Except that's not how the helicarrier looks in the comics, is it? Traditionally, the helicarrier looks like this:

final%20helicarrier.JPG


Joss Whedon specifically mentioned the glass blimp shape of the helicarrier in the special features of Avengers. So why did they change it to the design you mentioned? To make it more plausible!

Lesson to be learned: Comic book logic does not translate to screen. Real world reason and logic must be behind every decision, even in a sci-fi fantasy movies.
 
I don't like the idea of T'Challa bring technology from the Western world like Prometheus bring back fire from the gods.

There's a difference between suggesting advanced technology is impossible without trade and saying Africans need Western nations to learn how to be advanced.
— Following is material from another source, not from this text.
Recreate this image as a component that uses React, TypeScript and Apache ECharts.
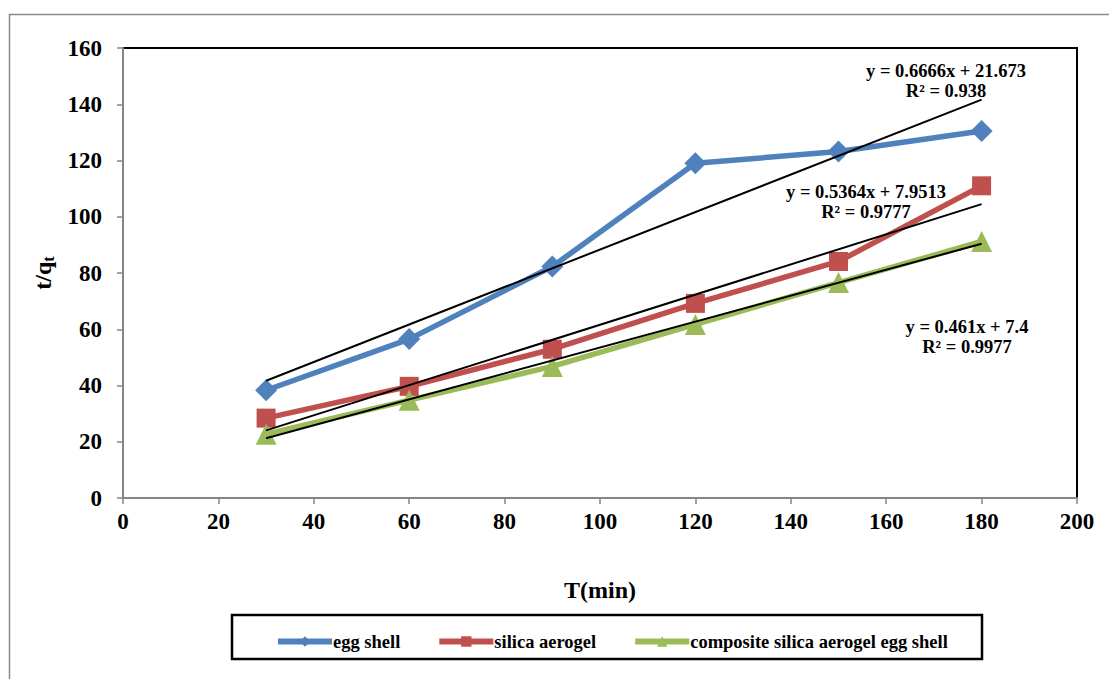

So what if he goes to Western school? Science is science. It doesn't matter if he learns it in Africa, Europe, America, or China. It's the same everywhere. What would you rather have him do? Reinvent the wheel a million times over to take Wakanda from the stone age to the information age in a matter of a few years?
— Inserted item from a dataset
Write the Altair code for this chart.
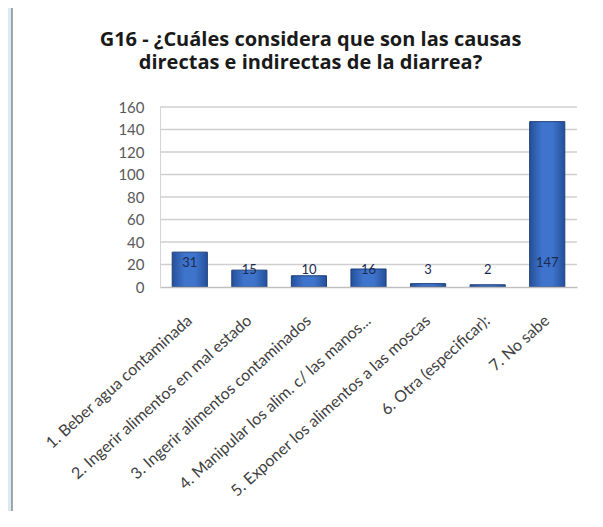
import altair as alt
import pandas as pd

categories = [
    "1. Beber agua contaminada",
    "2. Ingerir alimentos en mal estado",
    "3. Ingerir alimentos contaminados",
    "4. Manipular los alim. c/ las manos...",
    "5. Exponer los alimentos a las moscas",
    "6. Otra (especificar):",
    "7. No sabe",
]
values = [31, 15, 10, 16, 3, 2, 147]
y_ticks = [0, 20, 40, 60, 80, 100, 120, 140, 160]
title_lines = ["G16 - ¿Cuáles considera que son las causas", "directas e indirectas de la diarrea?"]

df = pd.DataFrame({"cat": categories, "val": values})
grid_df = pd.DataFrame({"v": y_ticks[1:]})
panel_df = pd.DataFrame({"a": [0]})

W, H = 417, 180
FONT = "Lato"

yscale = alt.Scale(domain=[0, 160], nice=False)
xscale = alt.Scale(paddingInner=0.41, paddingOuter=0.205)

x_axis = alt.Axis(
    labelAngle=-42, labelAlign="right", labelBaseline="middle",
    labelPadding=31, ticks=False, domainColor="#c0c0c0", domainWidth=1.5,
    labelFont=FONT, labelFontSize=16, labelColor="#404040", labelLimit=400,
    labelOverlap=False, zindex=1, title=None,
)
y_axis = alt.Axis(
    values=y_ticks, grid=False, ticks=False, domainColor="#d4d4d4",
    labelFont=FONT, labelFontSize=15, labelColor="#595959", labelPadding=16,
    labelOverlap=False, zindex=1, title=None,
)

panel = alt.Chart(panel_df).mark_rect(
    fill="white", stroke="#8c8c8c", strokeWidth=1.5
).encode(
    x=alt.value(-148), x2=alt.value(460), y=alt.value(-110), y2=alt.value(420)
)

grid = alt.Chart(grid_df).mark_rule(color="#cfcfcf", strokeWidth=1.5).encode(
    y=alt.Y("v:Q", scale=yscale, axis=y_axis, title=None), x=alt.value(0), x2=alt.value(W)
)

bar_fill = alt.Gradient(
    gradient="linear",
    stops=[
        alt.GradientStop(color="#24509a", offset=0),
        alt.GradientStop(color="#3f74cc", offset=0.35),
        alt.GradientStop(color="#3f74cc", offset=0.65),
        alt.GradientStop(color="#24509a", offset=1),
    ],
    x1=0, x2=1, y1=0, y2=0,
)

bars = alt.Chart(df).mark_bar(fill=bar_fill, stroke="#1d3f7a", strokeWidth=1).encode(
    x=alt.X("cat:N", sort=categories, scale=xscale, axis=x_axis, title=None),
    y=alt.Y("val:Q", scale=yscale, axis=y_axis, title=None),
)

labels = alt.Chart(df).transform_calculate(
    ly="min(max(datum.val - 10, 15), 21)"
).mark_text(font=FONT, fontSize=13, color="#1a2a50", baseline="middle").encode(
    x=alt.X("cat:N", sort=categories, scale=xscale, axis=x_axis, title=None),
    y=alt.Y("ly:Q", scale=yscale, axis=y_axis, title=None),
    text="val:Q",
)

chart = alt.layer(panel, grid, bars, labels).properties(
    width=W, height=H,
    autosize="none",
    padding={"left": 152, "top": 99, "right": 18, "bottom": 224},
    background="#d8eaf3",
    title=alt.TitleParams(
        text=title_lines, font="Open Sans", fontSize=20, fontWeight="bold", color="#1a1a1a",
        anchor="middle", frame="group", dx=-58, dy=77, offset=0, lineHeight=23, zindex=1,
    ),
).configure_view(stroke=None)

chart.save("out.html", embed_options={"renderer": "svg", "actions": False})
Also, in the comics, T'Challa does attend Western schools. So there's that.
 
So what if he goes to Western school? Science is science. It doesn't matter if he learns it in Africa, Europe, America, or China. It's the same everywhere. What would you rather have him do? Reinvent the wheel a million times over to take Wakanda from the stone age to the information age in a matter of a few years?

Also, in the comics, T'Challa does attend Western schools. So there's that.

I don't think it has to be emphasized.

Maybe a quick line about "studying abroad" but they don't have to make it look like Wakandan advancement is simply the product of outside influence.
 
Joss Whedon specifically mentioned the glass blimp shape of the helicarrier in the special features of Avengers. So why did they change it to the design you mentioned? To make it more plausible!

Lesson to be learned: Comic book logic does not translate to screen. Real world reason and logic must be behind every decision, even in a sci-fi fantasy movies.

Okay they changed the shape. It still wasn't "realistic". And if comic book logic didn't translate to the screen then there wouldn't be any superhero movies. Green gamma men and armor powered by psuedo science are not reasonable and logical.
 
Except that's not how the helicarrier looks in the comics, is it? Traditionally, the helicarrier looks like this:

final%20helicarrier.JPG


Joss Whedon specifically mentioned the glass blimp shape of the helicarrier in the special features of Avengers. So why did they change it to the design you mentioned? To make it more plausible!

Lesson to be learned: Comic book logic does not translate to screen. Real world reason and logic must be behind every decision, even in a sci-fi fantasy movies.

Um...it's still not realistic...an aircraft carrier can't fly by putting four turbines on it
 
Except that's not how the helicarrier looks in the comics, is it? Traditionally, the helicarrier looks like this:

final%20helicarrier.JPG


Joss Whedon specifically mentioned the glass blimp shape of the helicarrier in the special features of Avengers. So why did they change it to the design you mentioned? To make it more plausible!

Lesson to be learned: Comic book logic does not translate to screen. Real world reason and logic must be behind every decision, even in a sci-fi fantasy movies.

Um...it's still not realistic...an aircraft carrier can't fly by putting four turbines on it

I think they changed the designs to make it look more appealing rather than plausible. The original comic design of the Helicarrier looks a little in those pics with the big glass windows. It seems to be something changed more from appeal than realism. Also Roach pointed out that it's still not realistic, so the finished product we saw on film should be held to some serious scrutiny if we're going to play the realism game.
 
Didn't the Ultimates do the flying aircraft carrier thing? That was just another carry over from the Ultimate U like black Fury.